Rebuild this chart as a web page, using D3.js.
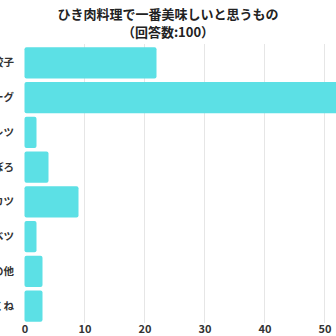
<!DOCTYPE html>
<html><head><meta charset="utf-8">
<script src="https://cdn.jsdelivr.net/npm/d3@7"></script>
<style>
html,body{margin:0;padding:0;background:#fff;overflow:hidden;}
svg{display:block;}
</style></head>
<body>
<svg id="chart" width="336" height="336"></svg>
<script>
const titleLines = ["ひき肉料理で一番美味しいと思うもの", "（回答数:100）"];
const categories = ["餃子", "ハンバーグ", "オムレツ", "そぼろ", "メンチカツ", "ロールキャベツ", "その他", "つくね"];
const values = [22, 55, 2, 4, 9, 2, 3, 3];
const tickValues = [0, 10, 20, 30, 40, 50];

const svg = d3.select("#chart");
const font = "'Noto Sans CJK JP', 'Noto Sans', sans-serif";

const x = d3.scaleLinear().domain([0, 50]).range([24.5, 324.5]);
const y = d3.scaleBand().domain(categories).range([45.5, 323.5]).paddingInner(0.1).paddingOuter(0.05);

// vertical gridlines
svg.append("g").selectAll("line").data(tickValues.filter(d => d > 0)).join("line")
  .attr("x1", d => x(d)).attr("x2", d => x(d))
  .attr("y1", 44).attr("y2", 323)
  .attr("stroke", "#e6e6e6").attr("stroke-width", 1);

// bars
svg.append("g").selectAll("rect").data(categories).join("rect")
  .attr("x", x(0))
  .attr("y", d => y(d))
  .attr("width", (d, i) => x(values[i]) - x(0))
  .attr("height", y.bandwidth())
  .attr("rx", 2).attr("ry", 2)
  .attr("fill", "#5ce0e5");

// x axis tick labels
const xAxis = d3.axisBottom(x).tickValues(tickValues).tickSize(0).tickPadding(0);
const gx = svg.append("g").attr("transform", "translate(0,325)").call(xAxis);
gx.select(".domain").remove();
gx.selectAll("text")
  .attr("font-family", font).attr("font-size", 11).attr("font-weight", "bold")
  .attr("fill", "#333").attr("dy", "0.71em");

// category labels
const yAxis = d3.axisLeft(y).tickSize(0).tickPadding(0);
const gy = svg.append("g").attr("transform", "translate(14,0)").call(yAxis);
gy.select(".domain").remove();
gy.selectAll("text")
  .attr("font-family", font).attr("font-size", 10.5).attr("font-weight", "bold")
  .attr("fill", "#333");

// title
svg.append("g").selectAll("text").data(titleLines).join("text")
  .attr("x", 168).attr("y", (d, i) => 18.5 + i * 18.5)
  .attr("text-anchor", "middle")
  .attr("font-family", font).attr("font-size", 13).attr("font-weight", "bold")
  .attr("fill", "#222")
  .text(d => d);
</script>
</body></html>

◆ **TASK OBJECTIVE**: Using the material above, return every line exactly as it appears, minus the pictures.

◆ **ANSWER BELOW**:
Rebuild this chart as a web page, using D3.js.
<!DOCTYPE html>
<html><head><meta charset="utf-8">
<script src="https://cdn.jsdelivr.net/npm/d3@7"></script>
<style>
html,body{margin:0;padding:0;background:#fff;overflow:hidden;}
svg{display:block;}
</style></head>
<body>
<svg id="chart" width="336" height="336"></svg>
<script>
const titleLines = ["ひき肉料理で一番美味しいと思うもの", "（回答数:100）"];
const categories = ["餃子", "ハンバーグ", "オムレツ", "そぼろ", "メンチカツ", "ロールキャベツ", "その他", "つくね"];
const values = [22, 55, 2, 4, 9, 2, 3, 3];
const tickValues = [0, 10, 20, 30, 40, 50];

const svg = d3.select("#chart");
const font = "'Noto Sans CJK JP', 'Noto Sans', sans-serif";

const x = d3.scaleLinear().domain([0, 50]).range([24.5, 324.5]);
const y = d3.scaleBand().domain(categories).range([45.5, 323.5]).paddingInner(0.1).paddingOuter(0.05);

// vertical gridlines
svg.append("g").selectAll("line").data(tickValues.filter(d => d > 0)).join("line")
  .attr("x1", d => x(d)).attr("x2", d => x(d))
  .attr("y1", 44).attr("y2", 323)
  .attr("stroke", "#e6e6e6").attr("stroke-width", 1);

// bars
svg.append("g").selectAll("rect").data(categories).join("rect")
  .attr("x", x(0))
  .attr("y", d => y(d))
  .attr("width", (d, i) => x(values[i]) - x(0))
  .attr("height", y.bandwidth())
  .attr("rx", 2).attr("ry", 2)
  .attr("fill", "#5ce0e5");

// x axis tick labels
const xAxis = d3.axisBottom(x).tickValues(tickValues).tickSize(0).tickPadding(0);
const gx = svg.append("g").attr("transform", "translate(0,325)").call(xAxis);
gx.select(".domain").remove();
gx.selectAll("text")
  .attr("font-family", font).attr("font-size", 11).attr("font-weight", "bold")
  .attr("fill", "#333").attr("dy", "0.71em");

// category labels
const yAxis = d3.axisLeft(y).tickSize(0).tickPadding(0);
const gy = svg.append("g").attr("transform", "translate(14,0)").call(yAxis);
gy.select(".domain").remove();
gy.selectAll("text")
  .attr("font-family", font).attr("font-size", 10.5).attr("font-weight", "bold")
  .attr("fill", "#333");

// title
svg.append("g").selectAll("text").data(titleLines).join("text")
  .attr("x", 168).attr("y", (d, i) => 18.5 + i * 18.5)
  .attr("text-anchor", "middle")
  .attr("font-family", font).attr("font-size", 13).attr("font-weight", "bold")
  .attr("fill", "#222")
  .text(d => d);
</script>
</body></html>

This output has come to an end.